= Exercise description =
Within the data that follows, set down exactly the lines from the one containing "drawn with pgfplots." through the one containing "(0,0) rectangle (612.5pt,-290.5pt);", both ends included.

= Extracted material =
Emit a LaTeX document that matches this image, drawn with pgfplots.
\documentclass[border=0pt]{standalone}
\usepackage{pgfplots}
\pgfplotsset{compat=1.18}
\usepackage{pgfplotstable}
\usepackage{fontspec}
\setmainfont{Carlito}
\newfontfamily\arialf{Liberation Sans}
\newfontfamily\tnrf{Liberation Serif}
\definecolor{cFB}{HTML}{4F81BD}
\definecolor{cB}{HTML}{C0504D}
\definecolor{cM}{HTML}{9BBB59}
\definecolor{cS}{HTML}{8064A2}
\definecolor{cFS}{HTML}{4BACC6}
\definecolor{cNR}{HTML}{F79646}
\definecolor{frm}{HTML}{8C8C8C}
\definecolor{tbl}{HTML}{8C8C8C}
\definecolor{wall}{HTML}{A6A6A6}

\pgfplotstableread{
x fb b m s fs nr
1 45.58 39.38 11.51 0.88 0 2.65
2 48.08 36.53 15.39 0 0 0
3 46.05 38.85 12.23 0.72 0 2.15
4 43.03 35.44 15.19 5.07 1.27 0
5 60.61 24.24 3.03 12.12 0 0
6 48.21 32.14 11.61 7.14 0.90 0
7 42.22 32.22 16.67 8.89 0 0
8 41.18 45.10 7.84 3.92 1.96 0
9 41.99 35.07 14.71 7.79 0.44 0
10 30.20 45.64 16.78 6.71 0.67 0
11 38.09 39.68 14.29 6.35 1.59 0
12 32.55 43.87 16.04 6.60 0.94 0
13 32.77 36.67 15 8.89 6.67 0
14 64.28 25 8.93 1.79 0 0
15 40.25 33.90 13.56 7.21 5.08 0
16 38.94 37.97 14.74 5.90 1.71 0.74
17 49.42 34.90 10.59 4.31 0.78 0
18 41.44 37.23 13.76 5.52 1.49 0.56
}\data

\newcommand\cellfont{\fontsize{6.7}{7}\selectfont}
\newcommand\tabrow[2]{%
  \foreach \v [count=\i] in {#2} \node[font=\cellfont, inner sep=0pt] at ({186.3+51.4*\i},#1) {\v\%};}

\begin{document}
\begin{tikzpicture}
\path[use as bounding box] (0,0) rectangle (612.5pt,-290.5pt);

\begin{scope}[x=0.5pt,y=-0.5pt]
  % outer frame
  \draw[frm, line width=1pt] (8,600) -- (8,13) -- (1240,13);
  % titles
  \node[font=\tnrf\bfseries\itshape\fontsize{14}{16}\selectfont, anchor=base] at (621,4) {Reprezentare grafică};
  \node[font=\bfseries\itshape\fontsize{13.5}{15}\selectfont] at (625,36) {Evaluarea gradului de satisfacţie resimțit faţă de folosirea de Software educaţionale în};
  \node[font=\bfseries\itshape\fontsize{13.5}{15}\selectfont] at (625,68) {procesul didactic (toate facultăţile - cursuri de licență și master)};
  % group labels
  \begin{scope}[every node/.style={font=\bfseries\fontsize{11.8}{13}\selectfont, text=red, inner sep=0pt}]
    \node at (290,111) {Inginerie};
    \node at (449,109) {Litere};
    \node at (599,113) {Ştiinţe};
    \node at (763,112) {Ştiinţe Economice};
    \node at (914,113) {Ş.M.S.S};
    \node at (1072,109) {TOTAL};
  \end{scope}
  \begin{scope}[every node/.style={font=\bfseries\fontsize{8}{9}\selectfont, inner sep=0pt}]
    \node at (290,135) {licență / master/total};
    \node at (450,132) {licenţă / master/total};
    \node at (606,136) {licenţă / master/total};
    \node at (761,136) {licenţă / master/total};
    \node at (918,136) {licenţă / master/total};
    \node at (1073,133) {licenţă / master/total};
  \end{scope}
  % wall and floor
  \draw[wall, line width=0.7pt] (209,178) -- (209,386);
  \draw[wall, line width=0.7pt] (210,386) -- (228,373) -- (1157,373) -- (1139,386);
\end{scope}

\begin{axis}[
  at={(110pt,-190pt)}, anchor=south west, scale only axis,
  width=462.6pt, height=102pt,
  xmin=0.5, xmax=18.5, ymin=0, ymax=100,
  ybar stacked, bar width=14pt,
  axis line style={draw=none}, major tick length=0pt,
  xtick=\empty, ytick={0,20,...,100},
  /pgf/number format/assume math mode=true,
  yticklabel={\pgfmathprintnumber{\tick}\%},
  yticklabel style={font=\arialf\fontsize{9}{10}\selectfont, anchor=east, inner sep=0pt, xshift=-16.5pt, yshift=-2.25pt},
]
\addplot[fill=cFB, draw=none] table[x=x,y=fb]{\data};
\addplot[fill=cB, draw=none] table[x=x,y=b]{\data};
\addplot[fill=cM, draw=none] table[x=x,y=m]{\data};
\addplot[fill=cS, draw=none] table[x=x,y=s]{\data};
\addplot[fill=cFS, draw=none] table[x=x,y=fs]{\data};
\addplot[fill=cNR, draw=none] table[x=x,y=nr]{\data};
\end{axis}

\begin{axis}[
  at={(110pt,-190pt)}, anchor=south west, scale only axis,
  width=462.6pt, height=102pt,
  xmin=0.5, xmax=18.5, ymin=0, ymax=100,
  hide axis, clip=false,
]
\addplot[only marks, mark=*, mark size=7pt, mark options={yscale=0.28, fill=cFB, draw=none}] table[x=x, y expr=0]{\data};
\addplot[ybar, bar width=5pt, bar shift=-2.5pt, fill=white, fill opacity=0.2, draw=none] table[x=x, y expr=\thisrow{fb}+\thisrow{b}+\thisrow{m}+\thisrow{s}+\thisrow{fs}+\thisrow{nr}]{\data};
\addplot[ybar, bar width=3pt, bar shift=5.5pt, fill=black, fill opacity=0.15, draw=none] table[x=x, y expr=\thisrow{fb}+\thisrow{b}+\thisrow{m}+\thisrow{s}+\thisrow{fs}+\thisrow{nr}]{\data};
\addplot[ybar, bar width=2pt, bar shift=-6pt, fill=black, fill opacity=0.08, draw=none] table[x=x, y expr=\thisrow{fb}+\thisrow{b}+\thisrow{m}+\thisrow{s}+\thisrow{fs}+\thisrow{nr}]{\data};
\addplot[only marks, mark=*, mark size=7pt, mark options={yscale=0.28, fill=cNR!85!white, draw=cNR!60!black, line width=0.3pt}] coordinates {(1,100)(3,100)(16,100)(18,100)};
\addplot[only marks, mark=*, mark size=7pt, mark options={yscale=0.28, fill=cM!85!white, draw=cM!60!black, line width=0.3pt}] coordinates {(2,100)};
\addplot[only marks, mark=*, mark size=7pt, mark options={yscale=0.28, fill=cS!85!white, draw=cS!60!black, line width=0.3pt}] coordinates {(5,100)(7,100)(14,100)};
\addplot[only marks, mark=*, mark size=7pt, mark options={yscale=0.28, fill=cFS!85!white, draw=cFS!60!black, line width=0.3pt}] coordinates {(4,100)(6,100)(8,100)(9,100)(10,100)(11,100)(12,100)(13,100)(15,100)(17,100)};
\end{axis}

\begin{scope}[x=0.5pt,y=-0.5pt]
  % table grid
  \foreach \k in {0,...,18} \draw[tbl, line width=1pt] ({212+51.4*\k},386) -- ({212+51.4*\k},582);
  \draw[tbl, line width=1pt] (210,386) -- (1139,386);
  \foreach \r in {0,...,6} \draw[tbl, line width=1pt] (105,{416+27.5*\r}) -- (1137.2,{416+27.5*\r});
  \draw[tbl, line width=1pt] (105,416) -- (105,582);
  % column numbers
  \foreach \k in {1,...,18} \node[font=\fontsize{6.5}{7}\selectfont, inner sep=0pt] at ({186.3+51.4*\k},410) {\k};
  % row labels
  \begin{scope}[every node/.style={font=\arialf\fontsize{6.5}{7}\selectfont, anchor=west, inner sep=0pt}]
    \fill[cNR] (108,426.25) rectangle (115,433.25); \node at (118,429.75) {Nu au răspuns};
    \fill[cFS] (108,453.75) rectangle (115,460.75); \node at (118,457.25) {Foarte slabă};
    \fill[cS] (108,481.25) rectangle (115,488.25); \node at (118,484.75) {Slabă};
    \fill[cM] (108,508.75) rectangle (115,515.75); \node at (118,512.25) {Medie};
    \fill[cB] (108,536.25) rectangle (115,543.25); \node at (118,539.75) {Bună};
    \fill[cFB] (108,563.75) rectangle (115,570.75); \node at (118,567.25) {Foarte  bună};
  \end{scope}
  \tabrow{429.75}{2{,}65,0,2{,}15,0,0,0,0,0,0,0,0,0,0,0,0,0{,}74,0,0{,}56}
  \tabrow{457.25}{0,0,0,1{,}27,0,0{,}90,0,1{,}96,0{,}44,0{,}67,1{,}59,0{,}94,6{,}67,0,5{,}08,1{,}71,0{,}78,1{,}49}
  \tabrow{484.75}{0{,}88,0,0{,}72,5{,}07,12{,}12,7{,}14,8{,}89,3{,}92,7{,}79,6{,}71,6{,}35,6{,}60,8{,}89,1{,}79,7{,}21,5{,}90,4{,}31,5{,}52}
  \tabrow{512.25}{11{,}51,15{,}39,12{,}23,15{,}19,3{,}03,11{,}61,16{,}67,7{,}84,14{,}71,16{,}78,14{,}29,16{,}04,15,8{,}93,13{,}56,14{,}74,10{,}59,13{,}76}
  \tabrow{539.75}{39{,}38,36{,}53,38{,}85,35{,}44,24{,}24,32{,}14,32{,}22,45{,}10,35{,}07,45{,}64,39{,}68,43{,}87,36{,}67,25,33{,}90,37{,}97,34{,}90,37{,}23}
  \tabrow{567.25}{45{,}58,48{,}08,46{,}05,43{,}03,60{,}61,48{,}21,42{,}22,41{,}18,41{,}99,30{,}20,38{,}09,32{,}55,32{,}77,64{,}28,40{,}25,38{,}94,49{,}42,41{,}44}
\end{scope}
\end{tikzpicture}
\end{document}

...

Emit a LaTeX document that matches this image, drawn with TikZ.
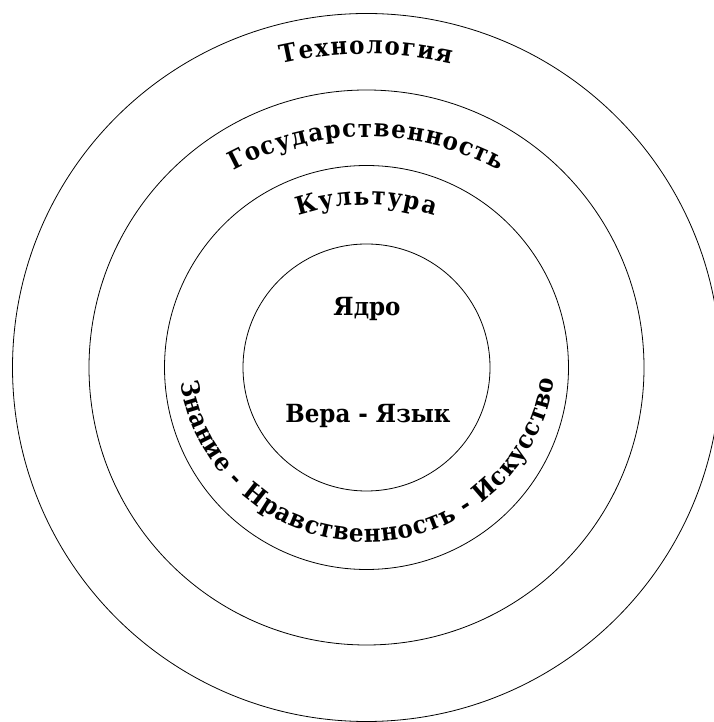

= Correct answer =
Emit a LaTeX document that matches this image, drawn with pgfplots.
\documentclass[border=0pt]{standalone}
\usepackage{pgfplots}
\pgfplotsset{compat=1.18}
\usepackage{pgfplotstable}
\usepackage{fontspec}
\setmainfont{Carlito}
\newfontfamily\arialf{Liberation Sans}
\newfontfamily\tnrf{Liberation Serif}
\definecolor{cFB}{HTML}{4F81BD}
\definecolor{cB}{HTML}{C0504D}
\definecolor{cM}{HTML}{9BBB59}
\definecolor{cS}{HTML}{8064A2}
\definecolor{cFS}{HTML}{4BACC6}
\definecolor{cNR}{HTML}{F79646}
\definecolor{frm}{HTML}{8C8C8C}
\definecolor{tbl}{HTML}{8C8C8C}
\definecolor{wall}{HTML}{A6A6A6}

\pgfplotstableread{
x fb b m s fs nr
1 45.58 39.38 11.51 0.88 0 2.65
2 48.08 36.53 15.39 0 0 0
3 46.05 38.85 12.23 0.72 0 2.15
4 43.03 35.44 15.19 5.07 1.27 0
5 60.61 24.24 3.03 12.12 0 0
6 48.21 32.14 11.61 7.14 0.90 0
7 42.22 32.22 16.67 8.89 0 0
8 41.18 45.10 7.84 3.92 1.96 0
9 41.99 35.07 14.71 7.79 0.44 0
10 30.20 45.64 16.78 6.71 0.67 0
11 38.09 39.68 14.29 6.35 1.59 0
12 32.55 43.87 16.04 6.60 0.94 0
13 32.77 36.67 15 8.89 6.67 0
14 64.28 25 8.93 1.79 0 0
15 40.25 33.90 13.56 7.21 5.08 0
16 38.94 37.97 14.74 5.90 1.71 0.74
17 49.42 34.90 10.59 4.31 0.78 0
18 41.44 37.23 13.76 5.52 1.49 0.56
}\data

\newcommand\cellfont{\fontsize{6.7}{7}\selectfont}
\newcommand\tabrow[2]{%
  \foreach \v [count=\i] in {#2} \node[font=\cellfont, inner sep=0pt] at ({186.3+51.4*\i},#1) {\v\%};}

\begin{document}
\begin{tikzpicture}
\path[use as bounding box] (0,0) rectangle (612.5pt,-290.5pt);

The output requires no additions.